クアッド首脳 軍事侵攻に
緊密連携し対応の方針確認
日本、アメリカ、オーストラリア、インドの4か国の枠組み、「クアッド」の首脳によるテレビ会議が3日夜開かれ、ロシアによるウクライナへの軍事侵攻に対し、緊密に連携して対応していく方針を確認しました。

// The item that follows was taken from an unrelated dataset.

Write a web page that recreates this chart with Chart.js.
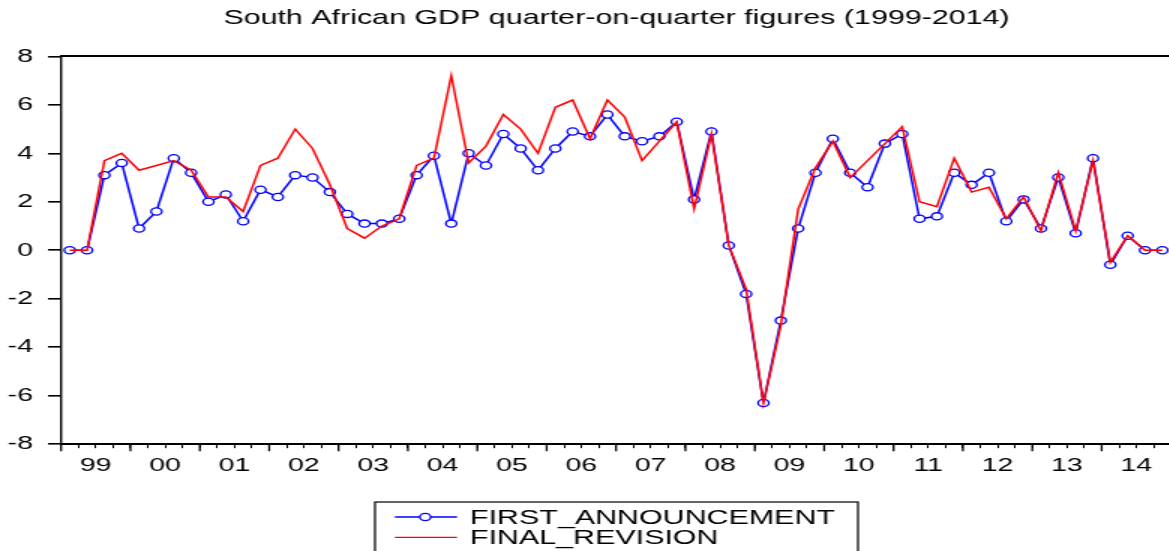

また、力による一方的な現状変更をインド太平洋地域で許してはならないという認識で一致しました。
ロシアによるウクライナへの軍事侵攻を受け、岸田総理大臣をはじめ「クアッド」4か国の首脳は、3日夜11時すぎから1時間あまりテレビ会議を開きました。
この中で岸田総理大臣は「今回のロシアによる侵略は、力による一方的な現状変更の試みであり、国際社会の秩序の根幹を揺るがすもので、厳しく非難する」と述べました。
そのうえで、日本政府としてG7=主要7か国をはじめとする国際社会と緊密に連携して迅速に厳しい措置を打ち出しているほか、ウクライナへの支援にも取り組んでいると説明しました。
会議では、今回の軍事侵攻に対し、ロシアとの伝統的な友好国であるインドも含めた4か国で緊密に連携して対応していく方針を確認しました。
そして、力による一方的な現状変更をインド太平洋地域で許してはならないという認識を共有し、自由で開かれたインド太平洋の実現に向けた取り組みをいっそう推進していく方針で一致しました。
また、クアッドの首脳会合を数か月以内に東京で対面で行うことで一致し、成功に向けて連携していくことも確認しました。
会議では、成果文書となる「共同発表」もまとめられ、ウクライナ情勢に対処するとともに、インド太平洋地域で人道的危機などが起きた際に支援にあたるための情報共有システムを立ち上げることが明記されました。
林外相 インドネシア外相と会談 ウクライナ情勢で連携を確認
ウクライナへのロシアの軍事侵攻をめぐって林外務大臣は、G20=主要20か国の議長国を務めるインドネシアのルトノ外相と電話で会談し、国際秩序の根幹を揺るがすものだという認識で一致し、今後の対応で緊密に連携していくことを確認しました。
会談で両外相は、ロシアによる軍事侵攻を「侵略」という表現で強く非難するとともに、力による一方的な現状変更の試みは、国際秩序の根幹を揺るがすものだという認識で一致しました。
そして今後の対応で緊密に連携していくことを確認しました。
また、自由で開かれたインド太平洋の実現に向けて、インフラ開発や海上保安などでの具体的な協力の在り方をめぐって協議したほか、南シナ海や北朝鮮などの地域情勢に関する課題でも引き続き連携していくことを申し合わせました。
一方、会談では、ミャンマー情勢についても意見が交わされ、林大臣は事態打開に向けたASEAN=東南アジア諸国連合の取り組みを全力で後押しする考えを伝えました。
ウクライナに支援物資で調整 政府専用機で隣国のポーランドへ
ロシアによる軍事侵攻を受けているウクライナに対し、岸田総理大臣は、日本がウクライナの国民とともにあるという姿勢を強調し、国際機関と協力して1億ドルの緊急人道支援などを行うことにしています。
3日夜の記者会見で、岸田総理大臣は「資金的な支援ももちろん大事だが、物品などの支援も考えられるのではないか。お金に限らず、医薬品をはじめ、日本として可能な人道的支援のあり方を状況を見ながらしっかり考えていきたい」と述べました。
これを受けて、政府は、まずは自衛隊が保有する物資などをウクライナに送る方針で、非常用の食料や衛生用品、防寒着などを支援物資として送る方向で調整に入りました。
また、支援物資に防弾チョッキを加えられないか検討を進めています。
政府は、自衛隊が運航する政府専用機で隣国のポーランドに運ぶことを検討しており、近く、関係閣僚で協議して、決定することにしています。